He just won a local contest, and Steve Fulop can’t escape gubernatorial politics.
The Jersey City Mayor-elect’s victory on Tuesday night catapulted him onto a short list of potential 2017 gubernatorial contenders in the post-Chris Christie era. But it also immediately threw the white collar Democrat into party discussions about his endorsement plans this year.
Whether to long suffering Democrats damaged by Christie’s antagonism or Republican allies like state Sen. Kevin O’Toole (R-40), Fulop’s brand name right now is to Jersey politics what Bieber is to teenyboppers.
The man he just defeated, incumbent Mayor Jerry Healy, was the only candidate who proudly declared his support for state Sen. Barbara Buono (D-18), Christie’s Democratic Party challenger.
Given the choice of incumbent Republican Christie or Buono at St. Peter’s University/PolitickerNJ.com’s debate last month, Fulop wouldn’t say who he plans to support.
As for his own gubernatorial plans, he won’t rule out 2017 – but he also won’t talk about it right now, a day after he toppled the Hudson County Democratic Organization (HCDO)-backed Healy.
“Steve just won a tough election and is focusing on Jersey City,” said Fulop spokesman Bruno Tedeschi, when asked about Fulop’s gubernatorial ambitions.
But surely he’s considering an endorsement of either Buono or Christie?
“Focused on Jersey City,” said Tedeschi.
“Will he go to Atlantic City for the Democrats’ annual convention?”
“Focused on JC.,” said the implacable Tedeschi.
Christiecrat rumors have hounded Fulop’s candidacy from the start, giving Healy rubber (as it turned out) bullet ammo during the campaign and setting politicos atwitter again last night on Zeppelin barstools when they sighted Essex County Executive Joe DiVincenzo and his chief of staff, Phil Alagia, among the Fulop revelers.
Although he hasn’t said he’s going to endorse Christie, Republicans speak openly about DiVincenzo’s sure support for the powerful GOP governor.

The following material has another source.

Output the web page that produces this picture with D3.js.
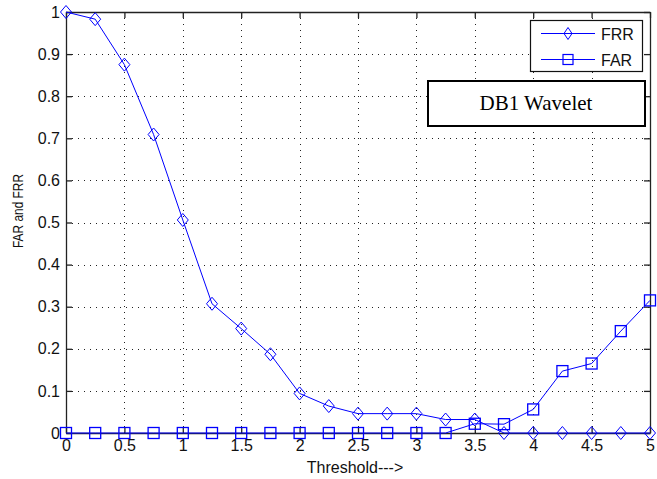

Democratic Party allies around Buono are left having to make those uncomfortable phone calls to newly minted boss Fulop, while others in the party consider the mayor-elect’s future statewide power potential and its impact on others in the party’s constellation of hopefuls.
Fulop versus Cory Booker
Frank Pallone’s jabs notwithstanding, most insiders believe Booker will succeed U.S. Sen. Frank Lautenberg (D-NJ). The question then is whether he holes up in the Senate until he looks as craggy as John Kerry; makes a run for president out of the Senate a la Barack Obama; or tests the Jon Corzine model (only this time successfully) by jumping from the Senate to governor in 2017 before leapfrogging into a presidential run.
Although Booker can boast that he already has executive experience as Newark’s mayor, Obama and John F. Kennedy were the only presidents in recent memory who made the transition from the august upper chamber to the presidency. Now, with Fulop potentially usurping Booker’s role as the next party star, Booker may have to run for president from the Senate rather than contend with Fulop for governor.
Fulop versus Steve Sweeney
South Jersey was in the room last night. Trish Mueller, carpenters’ political director, helped Fulop win, and at her side stood Assemblyman Troy Singleton (D-7). Schooled by former Speaker Joe Roberts, Singleton is a potential future Assembly speaker who can benefit from future Fulop-molded Assembly people. But it’s no secret that Senate President Steve Sweeney (D-3) craves a 2017 gubernatorial run. Will he have to contend with Fulop in a north versus south gladiatorial spectacle?
Fulop versus Barbara Buono
“Swimming upstream,” in the words of Speaker Sheila Oliver (D-34), Buono could find herself at odds with the Democratic Party for the duration of 2013, yet carve out a base of diehards, including women and public sector workers, who will never forget her advocacy when everyone else in the party lived in terror of Christie’s wrath. Failing a very long-shot victory over the incumbent governor, Buono could resurface in 2017 as the progressive’s progressive against – fairly or not, depending on his moves in this cycle - Christiecrat Fulop.
Fulop versus Lou Greenwald
Triumphant in a Democratic Primary for governor, the winner of Greenwald V. Fulop, regardless of who wins, could fumble away the general election blue collar vote. Whether branded north or south, they both radiate starched success – always a worry in populist circles. Fulop will have to keep Brian P. Stack close unless he wants to see the Assembly Majority Leader making that fearsome 2017 Primary walk in the Heights with Stack and Sean Connors. Then again, the mayor-elect doesn't want to alienate George Norcross III, who's close to Nick Sacco.
Fulop versus Sheila Oliver
If things ever break down between fast friends DiVincenzo and Fulop, look for one of the powerful county executive’s stable to emerge as a gubernatorial challenger. The Essex homegrown Oliver is one option.